Repeat exactly the lines from the start through the line with "11.1, 6.3, 5.2]", both ends included.
########
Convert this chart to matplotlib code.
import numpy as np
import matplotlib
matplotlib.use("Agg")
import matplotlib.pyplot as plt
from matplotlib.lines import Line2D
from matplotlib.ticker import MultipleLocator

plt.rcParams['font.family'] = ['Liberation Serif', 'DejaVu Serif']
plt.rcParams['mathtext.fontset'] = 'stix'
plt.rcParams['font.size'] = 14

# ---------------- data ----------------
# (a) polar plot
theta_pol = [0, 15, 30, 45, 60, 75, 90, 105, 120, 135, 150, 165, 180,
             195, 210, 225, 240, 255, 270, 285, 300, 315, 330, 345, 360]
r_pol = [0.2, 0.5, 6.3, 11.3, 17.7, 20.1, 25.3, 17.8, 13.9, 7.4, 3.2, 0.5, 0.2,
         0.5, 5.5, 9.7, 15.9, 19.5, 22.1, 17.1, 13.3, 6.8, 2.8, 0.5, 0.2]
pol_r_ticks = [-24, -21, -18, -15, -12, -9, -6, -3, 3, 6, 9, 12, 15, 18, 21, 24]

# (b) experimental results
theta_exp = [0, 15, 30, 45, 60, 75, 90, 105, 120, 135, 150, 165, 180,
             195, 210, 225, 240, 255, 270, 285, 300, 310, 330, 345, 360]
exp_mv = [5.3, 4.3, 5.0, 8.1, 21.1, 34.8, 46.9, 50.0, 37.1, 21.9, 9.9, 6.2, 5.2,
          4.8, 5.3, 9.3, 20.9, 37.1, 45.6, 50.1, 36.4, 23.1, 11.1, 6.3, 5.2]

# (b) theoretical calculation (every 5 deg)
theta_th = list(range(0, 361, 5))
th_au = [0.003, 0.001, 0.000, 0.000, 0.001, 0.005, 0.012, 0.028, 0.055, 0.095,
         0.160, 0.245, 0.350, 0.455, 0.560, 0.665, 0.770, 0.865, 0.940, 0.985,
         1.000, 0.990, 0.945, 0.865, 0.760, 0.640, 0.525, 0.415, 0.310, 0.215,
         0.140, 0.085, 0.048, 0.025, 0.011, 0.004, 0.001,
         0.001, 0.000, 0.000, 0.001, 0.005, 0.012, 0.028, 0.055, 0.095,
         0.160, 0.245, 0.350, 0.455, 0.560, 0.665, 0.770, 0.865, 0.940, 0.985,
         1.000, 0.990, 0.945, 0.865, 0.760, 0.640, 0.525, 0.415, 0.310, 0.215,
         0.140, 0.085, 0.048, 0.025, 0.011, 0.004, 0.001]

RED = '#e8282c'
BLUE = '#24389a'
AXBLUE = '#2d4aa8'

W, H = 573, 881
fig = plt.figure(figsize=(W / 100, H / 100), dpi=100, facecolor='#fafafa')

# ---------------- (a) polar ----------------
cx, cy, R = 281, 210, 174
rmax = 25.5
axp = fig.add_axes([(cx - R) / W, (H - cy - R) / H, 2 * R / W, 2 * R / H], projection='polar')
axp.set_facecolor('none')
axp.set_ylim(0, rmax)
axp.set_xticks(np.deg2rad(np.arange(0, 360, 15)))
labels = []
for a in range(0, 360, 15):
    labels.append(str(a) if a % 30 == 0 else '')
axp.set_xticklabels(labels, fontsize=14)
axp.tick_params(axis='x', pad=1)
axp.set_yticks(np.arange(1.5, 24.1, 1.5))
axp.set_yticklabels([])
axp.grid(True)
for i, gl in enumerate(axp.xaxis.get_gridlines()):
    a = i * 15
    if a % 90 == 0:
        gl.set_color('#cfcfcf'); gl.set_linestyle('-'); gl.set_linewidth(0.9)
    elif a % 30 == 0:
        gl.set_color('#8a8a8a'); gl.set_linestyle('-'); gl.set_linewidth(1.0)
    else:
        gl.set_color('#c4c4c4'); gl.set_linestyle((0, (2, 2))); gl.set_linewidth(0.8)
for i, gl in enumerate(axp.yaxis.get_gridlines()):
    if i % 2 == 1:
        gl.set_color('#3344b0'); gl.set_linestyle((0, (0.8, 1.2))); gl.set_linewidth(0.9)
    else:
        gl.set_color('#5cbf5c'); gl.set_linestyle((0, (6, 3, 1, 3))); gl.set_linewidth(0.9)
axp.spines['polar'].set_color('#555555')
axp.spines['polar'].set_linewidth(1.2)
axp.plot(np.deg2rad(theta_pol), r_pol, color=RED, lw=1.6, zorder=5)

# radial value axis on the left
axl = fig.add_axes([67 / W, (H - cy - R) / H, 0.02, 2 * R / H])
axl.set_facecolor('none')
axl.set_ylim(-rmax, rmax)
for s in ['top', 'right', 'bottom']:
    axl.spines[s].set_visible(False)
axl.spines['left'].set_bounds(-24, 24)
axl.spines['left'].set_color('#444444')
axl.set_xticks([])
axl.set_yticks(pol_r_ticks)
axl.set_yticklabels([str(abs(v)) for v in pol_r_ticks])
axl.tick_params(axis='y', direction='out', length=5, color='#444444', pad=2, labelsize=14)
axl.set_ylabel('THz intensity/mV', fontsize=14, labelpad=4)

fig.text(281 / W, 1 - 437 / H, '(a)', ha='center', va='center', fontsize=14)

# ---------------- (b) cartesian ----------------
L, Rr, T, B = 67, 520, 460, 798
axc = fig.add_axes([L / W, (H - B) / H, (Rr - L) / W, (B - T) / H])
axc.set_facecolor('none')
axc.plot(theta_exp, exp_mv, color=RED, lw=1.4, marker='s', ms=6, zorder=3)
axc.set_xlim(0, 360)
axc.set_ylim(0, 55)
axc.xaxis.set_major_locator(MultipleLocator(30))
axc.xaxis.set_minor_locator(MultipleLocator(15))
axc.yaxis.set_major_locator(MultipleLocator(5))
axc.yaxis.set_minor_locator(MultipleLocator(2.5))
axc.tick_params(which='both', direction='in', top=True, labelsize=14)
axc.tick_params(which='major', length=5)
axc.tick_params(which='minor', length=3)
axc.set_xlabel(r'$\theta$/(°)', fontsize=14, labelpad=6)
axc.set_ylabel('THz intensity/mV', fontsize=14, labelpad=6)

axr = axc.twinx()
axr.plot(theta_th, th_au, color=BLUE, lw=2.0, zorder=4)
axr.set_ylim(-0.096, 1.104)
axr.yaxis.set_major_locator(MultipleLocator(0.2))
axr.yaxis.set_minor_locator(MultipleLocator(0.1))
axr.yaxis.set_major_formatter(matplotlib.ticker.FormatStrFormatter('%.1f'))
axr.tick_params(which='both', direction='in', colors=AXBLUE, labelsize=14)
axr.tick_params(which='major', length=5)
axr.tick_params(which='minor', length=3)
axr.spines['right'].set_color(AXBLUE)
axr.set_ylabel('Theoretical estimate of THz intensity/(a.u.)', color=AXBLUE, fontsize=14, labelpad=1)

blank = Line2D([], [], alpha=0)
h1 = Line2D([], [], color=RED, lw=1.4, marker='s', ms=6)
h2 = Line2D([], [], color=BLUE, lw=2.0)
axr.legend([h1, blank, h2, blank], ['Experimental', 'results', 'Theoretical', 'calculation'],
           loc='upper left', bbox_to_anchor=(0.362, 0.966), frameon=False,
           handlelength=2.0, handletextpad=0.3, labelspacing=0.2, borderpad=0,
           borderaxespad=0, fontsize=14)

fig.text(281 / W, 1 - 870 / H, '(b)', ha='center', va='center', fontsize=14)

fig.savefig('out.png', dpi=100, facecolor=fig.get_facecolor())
########
Exercise response:
Convert this chart to matplotlib code.
import numpy as np
import matplotlib
matplotlib.use("Agg")
import matplotlib.pyplot as plt
from matplotlib.lines import Line2D
from matplotlib.ticker import MultipleLocator

plt.rcParams['font.family'] = ['Liberation Serif', 'DejaVu Serif']
plt.rcParams['mathtext.fontset'] = 'stix'
plt.rcParams['font.size'] = 14

# ---------------- data ----------------
# (a) polar plot
theta_pol = [0, 15, 30, 45, 60, 75, 90, 105, 120, 135, 150, 165, 180,
             195, 210, 225, 240, 255, 270, 285, 300, 315, 330, 345, 360]
r_pol = [0.2, 0.5, 6.3, 11.3, 17.7, 20.1, 25.3, 17.8, 13.9, 7.4, 3.2, 0.5, 0.2,
         0.5, 5.5, 9.7, 15.9, 19.5, 22.1, 17.1, 13.3, 6.8, 2.8, 0.5, 0.2]
pol_r_ticks = [-24, -21, -18, -15, -12, -9, -6, -3, 3, 6, 9, 12, 15, 18, 21, 24]

# (b) experimental results
theta_exp = [0, 15, 30, 45, 60, 75, 90, 105, 120, 135, 150, 165, 180,
             195, 210, 225, 240, 255, 270, 285, 300, 310, 330, 345, 360]
exp_mv = [5.3, 4.3, 5.0, 8.1, 21.1, 34.8, 46.9, 50.0, 37.1, 21.9, 9.9, 6.2, 5.2,
          4.8, 5.3, 9.3, 20.9, 37.1, 45.6, 50.1, 36.4, 23.1, 11.1, 6.3, 5.2]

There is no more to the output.